South Korea's Joint Chiefs of Staff did not provide details of the launch, and it was not immediately clear what type of missile was fired.
The launch came less than a day after a massive military parade in the North Korean capital that was widely viewed in world capitals as a show of force by the government of Kim Jong Un.
South Korea's official Yonhap News Agency said Seoul's national security chief would convene the National Security Council later Sunday to assess the situation.
There was no immediate comment from Washington, which is engaged in a sharp, multinational diplomatic offensive aimed at persuading North Korean leader Kim Jong Un to end his push to develop nuclear weaponry.
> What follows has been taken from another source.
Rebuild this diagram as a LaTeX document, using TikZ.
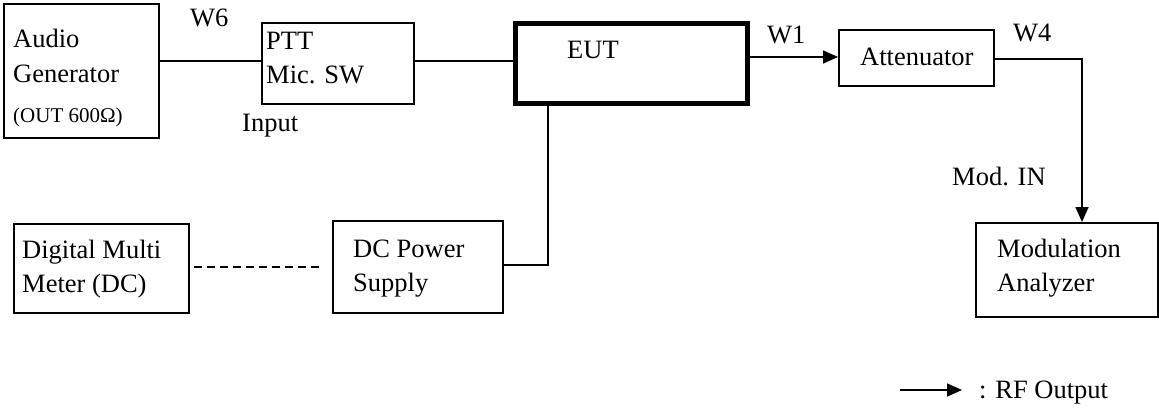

A short while after the launch, a statement from the U.S. Pacific Command said the missile blew up almost immediately and that its type was still being assessed.
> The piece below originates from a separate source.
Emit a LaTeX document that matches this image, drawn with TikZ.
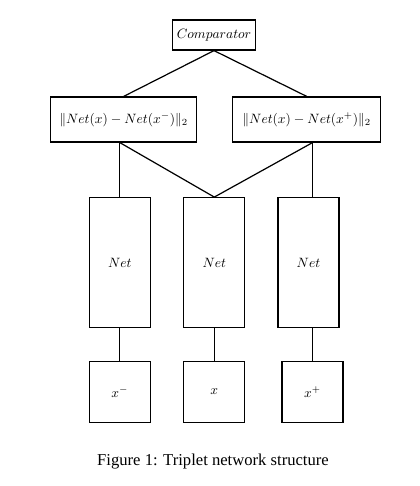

The statement also reiterated Washington's full commitment "to working closely with our allies," particularly South Korea and Japan, to maintain security.
U.S. Vice President Mike Pence, en route to South Korea late Saturday (Washington time), was briefed on the failed launch and conferred with President Donald Trump, according to a statement from his office.
Earlier this week, as tensions worsened between Washington and Pyongyang, Trump ordered a U.S. naval strike group headed by the USS Carl Vinson aircraft carrier to the Korean Peninsula in show of force.
Pyongyang conducted two unauthorized nuclear test explosions last year and nearly two dozen rocket launches in a years-long push to expand its nuclear weapons and ballistic missile programs.
North Korean leader Kim declared in a speech on New Year's Day that his country's program to build intercontinental ballistic missiles had "reached its final stage."
Years of sanctions
Pyongyang has been under United Nations sanctions since 2006, along with an international arms embargo aimed at slowing its development of its banned nuclear and missile programs.
Since then, Washington and a vast majority of world governments have repeatedly demanded that the North denuclearize the Korean Peninsula. However, Western leaders have yet to devise a plan that would either compel the North to cooperate or create incentives for it to do so.
Trump has in recent weeks pressed China to persuade its North Korean ally to curb its nuclear ambitions, but results of those efforts are not yet clear.